Now, with hindsight, I should have booked its re-installation as soon as the purchase was agreed, but nervous less something unforeseen might emerge, I held off until a completion date was in sight and then swung in action. After all, this is not a 3rd World country, it won't take long to get the line reconnected. Why is this so important to me? Well I am self-employed, and I do need internet to carry on much of my business. No landline, no internet - well, OK, yes I can do internet over mobile phone connection but where we are is still reliable only to 2G and that means 10 minutes just to log on to Yahoo.
So having had the keys since July 24th, why was August 21st the day of re-connection? Well, it seems that all BT Openreach engineers are occupied with flood damage repairs and bookings to install "new lines" for "competitors" (I have been with BT in the past and really don't want to go back to them, so had placed my business, and paid on advance, with Plusnet) were roughly 4 weeks off. We felt we could live with that, it gave us time to redecorate, do minor alterations, etc., so accepted the delay.
And on the 21st, I waited all day to cover the appointed hours and absolutely nothing happened.
So that evening, on returning to Briddon Towers, I checked that I had had the right date and sent off a pertinent e-mail, attaching my mobile number to get a speedy reply.
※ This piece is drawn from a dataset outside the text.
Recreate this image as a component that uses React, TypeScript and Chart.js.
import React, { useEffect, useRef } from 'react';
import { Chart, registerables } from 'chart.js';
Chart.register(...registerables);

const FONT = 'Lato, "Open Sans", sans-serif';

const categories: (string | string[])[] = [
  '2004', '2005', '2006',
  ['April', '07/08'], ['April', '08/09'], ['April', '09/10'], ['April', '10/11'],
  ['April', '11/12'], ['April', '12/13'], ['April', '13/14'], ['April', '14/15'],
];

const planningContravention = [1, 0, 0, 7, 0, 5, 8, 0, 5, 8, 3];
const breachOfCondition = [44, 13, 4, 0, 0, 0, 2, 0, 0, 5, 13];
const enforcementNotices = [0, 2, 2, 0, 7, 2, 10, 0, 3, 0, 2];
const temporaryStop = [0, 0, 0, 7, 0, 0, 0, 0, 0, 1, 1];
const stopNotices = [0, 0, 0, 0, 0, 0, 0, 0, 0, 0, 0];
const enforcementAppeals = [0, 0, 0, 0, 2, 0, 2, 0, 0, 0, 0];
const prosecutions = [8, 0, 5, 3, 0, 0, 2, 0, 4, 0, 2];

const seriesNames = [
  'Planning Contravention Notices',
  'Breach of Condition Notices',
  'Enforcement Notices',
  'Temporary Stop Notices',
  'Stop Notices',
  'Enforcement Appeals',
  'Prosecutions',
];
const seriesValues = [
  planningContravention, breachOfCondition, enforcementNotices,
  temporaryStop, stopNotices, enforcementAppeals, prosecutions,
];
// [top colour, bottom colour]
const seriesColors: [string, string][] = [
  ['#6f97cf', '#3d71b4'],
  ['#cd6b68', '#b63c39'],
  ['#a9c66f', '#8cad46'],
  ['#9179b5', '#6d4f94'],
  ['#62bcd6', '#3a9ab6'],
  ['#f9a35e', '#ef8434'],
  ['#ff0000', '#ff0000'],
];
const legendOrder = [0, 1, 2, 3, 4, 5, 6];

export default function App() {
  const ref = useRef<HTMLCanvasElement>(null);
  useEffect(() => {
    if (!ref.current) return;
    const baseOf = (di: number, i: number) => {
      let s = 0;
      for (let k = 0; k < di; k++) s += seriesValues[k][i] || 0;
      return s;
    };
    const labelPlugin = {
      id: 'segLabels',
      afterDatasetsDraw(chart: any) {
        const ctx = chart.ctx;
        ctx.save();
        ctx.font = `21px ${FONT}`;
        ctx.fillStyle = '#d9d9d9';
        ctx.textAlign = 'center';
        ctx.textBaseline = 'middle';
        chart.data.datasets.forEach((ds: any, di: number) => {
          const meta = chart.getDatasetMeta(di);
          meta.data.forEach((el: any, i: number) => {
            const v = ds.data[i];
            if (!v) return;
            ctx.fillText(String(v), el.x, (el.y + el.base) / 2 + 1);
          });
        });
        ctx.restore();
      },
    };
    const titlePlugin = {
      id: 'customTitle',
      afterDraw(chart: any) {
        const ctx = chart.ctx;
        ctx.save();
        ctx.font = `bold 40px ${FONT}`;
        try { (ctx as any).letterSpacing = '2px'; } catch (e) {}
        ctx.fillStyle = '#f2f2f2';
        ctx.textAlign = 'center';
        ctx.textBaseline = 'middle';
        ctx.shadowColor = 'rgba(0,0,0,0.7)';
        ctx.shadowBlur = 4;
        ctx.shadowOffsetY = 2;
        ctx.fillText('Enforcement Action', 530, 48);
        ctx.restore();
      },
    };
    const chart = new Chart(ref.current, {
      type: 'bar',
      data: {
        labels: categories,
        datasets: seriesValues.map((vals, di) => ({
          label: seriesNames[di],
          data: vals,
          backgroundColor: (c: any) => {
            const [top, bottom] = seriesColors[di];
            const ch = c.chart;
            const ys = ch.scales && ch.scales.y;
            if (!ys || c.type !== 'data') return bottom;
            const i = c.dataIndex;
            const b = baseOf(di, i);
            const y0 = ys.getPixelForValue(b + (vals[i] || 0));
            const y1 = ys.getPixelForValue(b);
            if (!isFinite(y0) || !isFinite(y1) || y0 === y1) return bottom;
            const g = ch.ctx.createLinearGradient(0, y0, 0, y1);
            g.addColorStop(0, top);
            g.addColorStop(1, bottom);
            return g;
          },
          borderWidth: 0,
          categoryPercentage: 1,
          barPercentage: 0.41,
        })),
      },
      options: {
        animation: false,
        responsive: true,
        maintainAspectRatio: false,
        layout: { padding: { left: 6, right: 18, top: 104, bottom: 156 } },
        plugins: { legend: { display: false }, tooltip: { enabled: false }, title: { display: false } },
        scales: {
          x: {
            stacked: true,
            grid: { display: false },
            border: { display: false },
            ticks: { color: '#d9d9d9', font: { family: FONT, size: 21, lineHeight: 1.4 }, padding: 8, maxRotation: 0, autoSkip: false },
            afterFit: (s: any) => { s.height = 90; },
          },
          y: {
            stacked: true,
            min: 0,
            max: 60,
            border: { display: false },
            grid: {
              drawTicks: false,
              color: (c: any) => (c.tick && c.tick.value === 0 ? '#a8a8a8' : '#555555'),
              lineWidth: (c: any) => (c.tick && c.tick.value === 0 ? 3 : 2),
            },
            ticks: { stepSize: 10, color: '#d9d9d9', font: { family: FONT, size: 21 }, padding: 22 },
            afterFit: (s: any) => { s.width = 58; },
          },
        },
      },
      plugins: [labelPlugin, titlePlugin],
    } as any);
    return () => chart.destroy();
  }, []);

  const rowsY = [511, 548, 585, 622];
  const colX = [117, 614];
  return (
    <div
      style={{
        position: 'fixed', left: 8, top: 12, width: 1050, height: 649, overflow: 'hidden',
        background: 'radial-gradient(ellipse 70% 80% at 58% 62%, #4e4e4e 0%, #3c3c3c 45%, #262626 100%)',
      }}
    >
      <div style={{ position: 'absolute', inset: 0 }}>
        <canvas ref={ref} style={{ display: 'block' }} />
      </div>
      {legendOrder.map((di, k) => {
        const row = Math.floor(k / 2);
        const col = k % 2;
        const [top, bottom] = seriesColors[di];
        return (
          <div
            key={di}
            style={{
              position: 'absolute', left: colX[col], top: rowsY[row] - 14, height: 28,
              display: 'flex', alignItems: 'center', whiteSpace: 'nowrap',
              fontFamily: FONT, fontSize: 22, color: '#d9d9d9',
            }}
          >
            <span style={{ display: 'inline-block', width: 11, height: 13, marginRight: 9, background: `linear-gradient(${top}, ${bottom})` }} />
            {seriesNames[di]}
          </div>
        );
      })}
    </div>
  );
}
The following day, as I was driving off to a job in the south east, my mobile received a text from Plusnet (slogans: "Good honest broadband from Yorkshire" and "We'll do you proud") inviting me to log feedback on the conversation I had had with their support team. Since they hadn't rung I deduced they had e-mailed and sure enough, Andrew read me out the e-mail later in the afternoon asking me to ring them to "discuss my order". The alarm bells rang and as I wasn't going to get back to Briddon Towers before they went home, I called in on my mobile (at 14p/minute) to be told that owing to a "breakdown on their systems" in July their order to BT Openreach to reconnect my line had never been placed. They were most sorry.
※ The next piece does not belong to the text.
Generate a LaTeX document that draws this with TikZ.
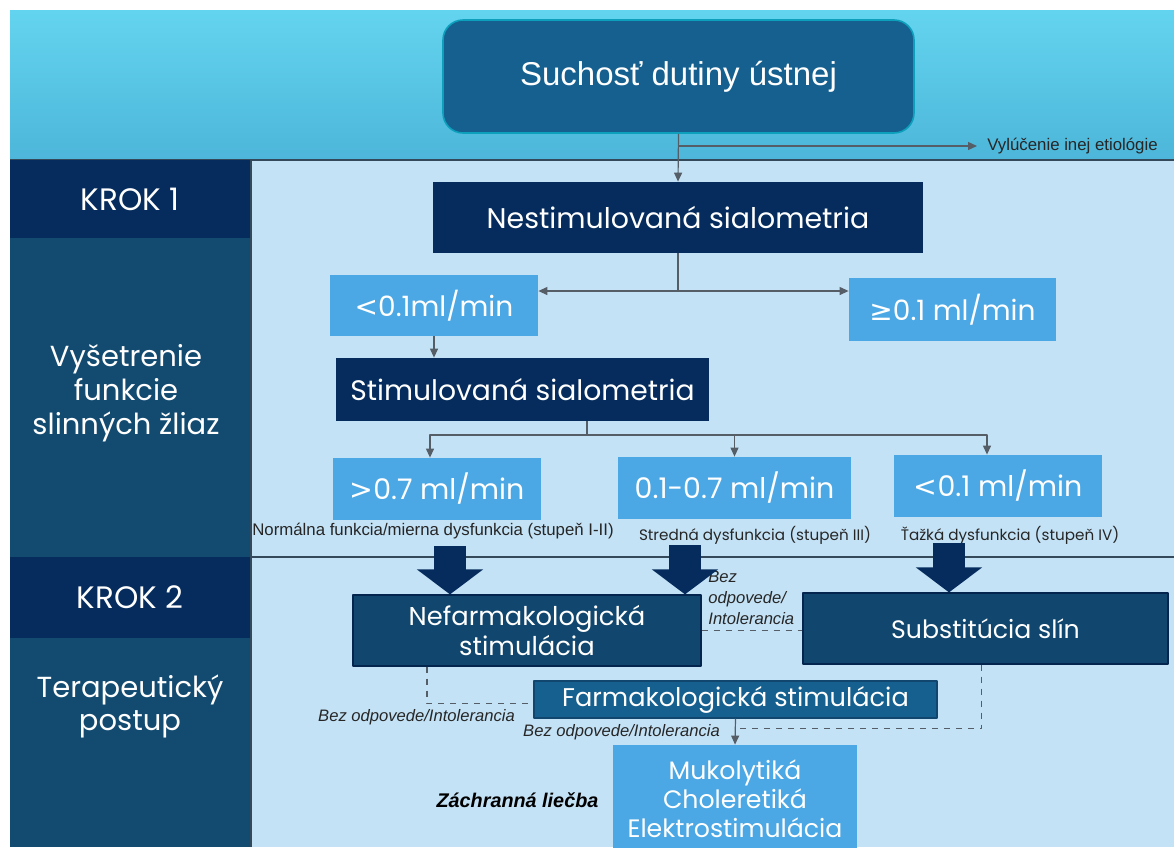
\documentclass[tikz,border=0pt]{standalone}
\usepackage{fontspec}
\setmainfont{Liberation Sans}
\newfontfamily\gothic{Poppins}
\newfontfamily\symb{DejaVu Sans}
\usetikzlibrary{arrows.meta}
\definecolor{banhi}{HTML}{63D4EF}
\definecolor{banlo}{HTML}{4DB6DA}
\definecolor{navy}{HTML}{052C5C}
\definecolor{panel}{HTML}{124A70}
\definecolor{pale}{HTML}{C4E2F6}
\definecolor{sky}{HTML}{4BA8E5}
\definecolor{sea}{HTML}{15608F}
\definecolor{deep}{HTML}{11476E}
\definecolor{linkgray}{HTML}{555D66}
\definecolor{rulegray}{HTML}{34495A}
\tikzset{fig/.style={x=0.5pt,y=-0.5pt,line join=round,>={Triangle[length=4.5pt,width=4pt]}},
 g/.style 2 args={font={\gothic\fontsize{#1}{#2}\selectfont}},
 box/.style={inner sep=0pt,text=white,align=center},
 dk/.style={box,fill=navy},
 lt/.style={box,fill=sky},
 md/.style={box,fill=deep,draw=navy!85!black,line width=0.6pt},
 link/.style={draw=linkgray,line width=0.6pt,->},
 dashlink/.style={draw=linkgray,line width=0.6pt,dashed},
 bigarrow/.style={draw=navy,line width=16pt,-{Triangle[width=32.5pt,length=12.5pt]}},
 note/.style={inner sep=0pt,text=black!85,font=\fontsize{8.4}{9}\selectfont},
 slant/.style={note,font=\itshape\fontsize{8.3}{10.5}\selectfont}}

\begin{document}
\begin{tikzpicture}[fig]
 \useasboundingbox (0,0) rectangle (1174,847);
 \fill[white] (0,0) rectangle (1174,847);
 \shade[top color=banhi,bottom color=banlo] (10,10) rectangle (1174,160);
 \fill[pale] (251,160) rectangle (1174,847);
 \fill[panel] (10,238) rectangle (250,557);\fill[panel] (10,638) rectangle (250,847);
 \draw[rulegray,line width=0.6pt] (10,160) -- (1174,160);\draw[rulegray,line width=0.6pt] (251,557) -- (1174,557);
 \draw[rulegray,line width=0.6pt] (251,160) -- (251,847);

 \node[dk,g={15.5}{17},minimum width=120pt,minimum height=39pt] (step1) at (130,199) {KROK 1};
 \node[box,g={14.5}{17}] (exam) at (126,393) {Vyšetrenie\\funkcie\\slinných žliaz};
 \node[dk,g={15.5}{17},minimum width=120pt,minimum height=40.5pt] (step2) at (130,597.5) {KROK 2};
 \node[box,g={14.5}{16.5}] (therapy) at (130,706) {Terapeutický\\postup};

 \node[box,font=\fontsize{16.5}{20}\selectfont,fill=sea,draw=sea!60!cyan,line width=0.8pt,rounded corners=10pt,minimum width=235.5pt,minimum height=56.5pt] (dry) at (678.5,76.5) {Suchosť dutiny ústnej};
 \node[note,anchor=west] (excl) at (987,146) {Vylúčenie inej etiológie};
 \node[dk,g={14.2}{16},minimum width=245pt,minimum height=35.5pt] (unstim) at (678,217.5) {Nestimulovaná sialometria};
 \node[lt,g={14}{16},minimum width=104pt,minimum height=30.5pt] (lowA) at (434,305.5) {{\symb<}0.1ml/min};
 \node[lt,g={14}{16},minimum width=103.5pt,minimum height=31.5pt] (highA) at (952.5,309.5) {{\symb ≥}0.1 ml/min};
 \node[dk,g={14.1}{16},minimum width=186.5pt,minimum height=31.5pt] (stim) at (522.5,389.5) {Stimulovaná sialometria};
 \node[lt,g={14.2}{16},minimum width=104pt,minimum height=31pt] (rateA) at (437,489) {{\symb>}0.7 ml/min};
 \node[lt,g={14.2}{16},minimum width=116.5pt,minimum height=31pt] (rateB) at (734.5,488) {0.1-0.7 ml/min};
 \node[lt,g={14.2}{16},minimum width=104pt,minimum height=31pt] (rateC) at (998,486) {{\symb<}0.1 ml/min};
 \node[note] (gradeA) at (433,531) {Normálna funkcia/mierna dysfunkcia (stupeň I-II)};
 \node[note,g={7.6}{9}] (gradeB) at (755,535) {Stredná dysfunkcia (stupeň III)};
 \node[note,g={7.6}{9}] (gradeC) at (1010,535) {Ťažká dysfunkcia (stupeň IV)};

 \node[md,g={12.9}{15},minimum width=174pt,minimum height=35.5pt] (nonph) at (527,630.5) {Nefarmakologická\\stimulácia};
 \node[md,g={12.6}{15},minimum width=182.5pt,minimum height=35.5pt] (subst) at (985.5,628.5) {Substitúcia slín};
 \node[box,fill=sea,draw=deep,line width=0.6pt,g={12.8}{15},minimum width=201.5pt,minimum height=18.5pt] (pharm) at (735.5,699.5) {Farmakologická stimulácia};
 \node[lt,g={12.6}{14.5},minimum width=122pt,minimum height=54pt] (rescue) at (735,799) {Mukolytiká\\Choleretiká\\Elektrostimulácia};
 \node[slant,align=left,anchor=north west] (nores1) at (708,571) {Bez\\odpovede/\\Intolerancia};
 \node[slant] (nores2) at (416.5,717) {Bez odpovede/Intolerancia};
 \node[slant] (nores3) at (621.5,732) {Bez odpovede/Intolerancia};
 \node[note,font=\bfseries\itshape\fontsize{9.9}{11}\selectfont,text=black] (salv) at (517.5,800) {Záchranná liečba};

 \draw[link] (dry.south) -- (unstim.north);
 \draw[link] (dry.south |- excl) -- ([xshift=-5pt]excl.west);
 \coordinate (fork) at (678,291);
 \draw[link,-] (unstim.south) -- (fork);
 \draw[link] (fork) -- (fork -| lowA.east);
 \draw[link] (fork) -- (fork -| highA.west);
 \draw[link] (lowA.south) -- (lowA.south |- stim.north);
 \coordinate (sfork) at (587,435);
 \draw[link,-] (stim.south -| sfork) -- (sfork);
 \draw[link] (sfork) -| ([xshift=-3.5pt]rateA.north);
 \draw[link] (sfork) -| ([xshift=-5.5pt]rateC.north);
 \draw[link] (sfork -| rateB.north) -- (rateB.north);

 \coordinate (a1) at (450,546);\coordinate (a2) at (685,545);\coordinate (a3) at (949,543);
 \draw[bigarrow] (a1) -- (a1 |- nonph.north);
 \draw[bigarrow] (a2) -- (a2 |- nonph.north);
 \draw[bigarrow] (a3) -- (a3 |- subst.north);

 \draw[dashlink] (nonph.east) -- (nonph.east -| subst.west);
 \draw[dashlink] ([xshift=-50pt]nonph.south) |- ([yshift=-2pt]pharm.west);
 \coordinate (join) at ([yshift=-5pt]pharm.south);
 \draw[dashlink] ([xshift=-2pt]subst.south) |- (join);
 \draw[link] (pharm.south) -- (rescue.north);
\end{tikzpicture}
\end{document}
You might assume that given it was their systems that had failed and that they had my money for (not) having done it, they would move heaven and earth to remedy the situation. (Slogan: "We'll do you proud"). But presumably the flood damage repairs that accounted for 4 weeks delay before have been washed away again, because now the earliest date they can offer is October 6th. I told them (politely but firmly) that this was unacceptable and they should go away and think about it. They have, and their date is unchanged. In the meantime, I have dutifully provided feedback on my conversation with their support department.
Oh, and on Thursday, having bemoaned to myself that hardly anybody uses the comments on Weekend Rails, I found that some b****y robot had managed to log over 14000 spam advertising comments on one entry and it took ages deleting them all. So with a black cloud hanging over my head I went in to the weekend with a low expectation of success, and was not especially surprised. Saturday was spent at Rowsley, mostly on minor tasks, such as removing bits on D9500 which we will not require for supply to other Teddy Bear owners, to admiring the paint-finish Andrew had applied to Libby.
Sunday, Andrew decided, should be spent at Scunthorpe. While he started painting the front casings and buffer beam of Beverley, my job was to change the driver's brake valve for one recently returned from rework. The valve concerned is a Westinghouse Type W, a common enough beast fitted, inter alia, to 08s, 04s, 03s, and 02s. It should, I thought, only take an hour or so, since the cross-linkage to the dummy handle should disconnect from the top of the valve with a bayonet type mount. But it wouldn't and in the end I had to take the valve off the bracket, the bracket off the desk and then realised that the two dummy lever shafts were different and could only be fitted off the loco. Getting the old crank lever out meant drilling out a split pin and all in the uncomfortable environs under the desk where gear and throttle levers were in close proximity to head and ear. As I started to re-assemble, the bolt between valve and bracket would not line up and I realised that my "new" valve had an additional port to the old one, and that this was plugged off with a large square headed plug that was fouling the bracket. I removed the plug but could not find a hex-recessed version to substitute, so settled on checking that everything else fitted and reassembling the cross linkage to the dummy handle on the other side of the cab. The hole for the split pin simply would not line up so I tried to open up the hole a nadge with the drill that had drilled it out and said drill broke off in the hole. Ah well, the pivot won't come out as the broken bit fulfils the role of the split pin.
Still, Pluto's fuel pump did go up to our pump specialist for investigation and repair (he says ring him the week after next for a report) but there was no news on the transmission for D2128, which has presumably got our transmission experts in complete frustration. Perhaps they've decided on better luck next month, too.